En compagnie du narrateur, André, un gaucher de gauche, et de son ami François, Antoine Audouard repasse en e et le film euphorique des années 1980. D’abord à Paris, où Mitterrand promet de « changer la vie » et où la fête bat son plein. Ensuite à New York, où les deux copains, qui ont 20 ans et des poussières, réalisent leur rêve américain : tandis que François disparaît dans la nuit gay, André pénètre le petit monde de la presse et de l’édition marginales.

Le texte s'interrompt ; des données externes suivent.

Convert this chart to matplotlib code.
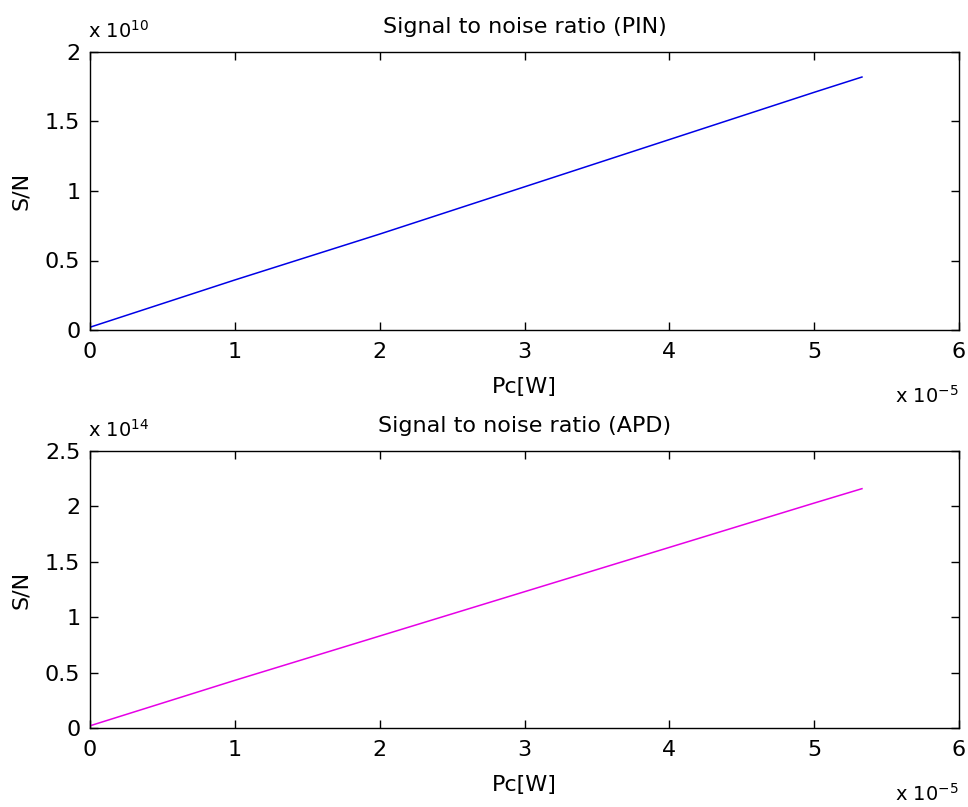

Il décroche même làbas son premier job : on le charge de recueillir, pour les mettre en forme et en volume, les souvenirs d’une certaine Jenny Schwartz, née nîmoise et protestant­e, initiée au piano par le maître Alfred Cortot, résistante pendant l’Occupation, membre du réseau du Musée de l’Homme, amie de Germaine Tillion, arrêtée et torturée par la Gestapo, sauvée par les Américains et vivant aux Etats-Unis depuis quarante ans. (Le livre finira par paraître, mais je vous laisse découvrir le coup de théâtre final.)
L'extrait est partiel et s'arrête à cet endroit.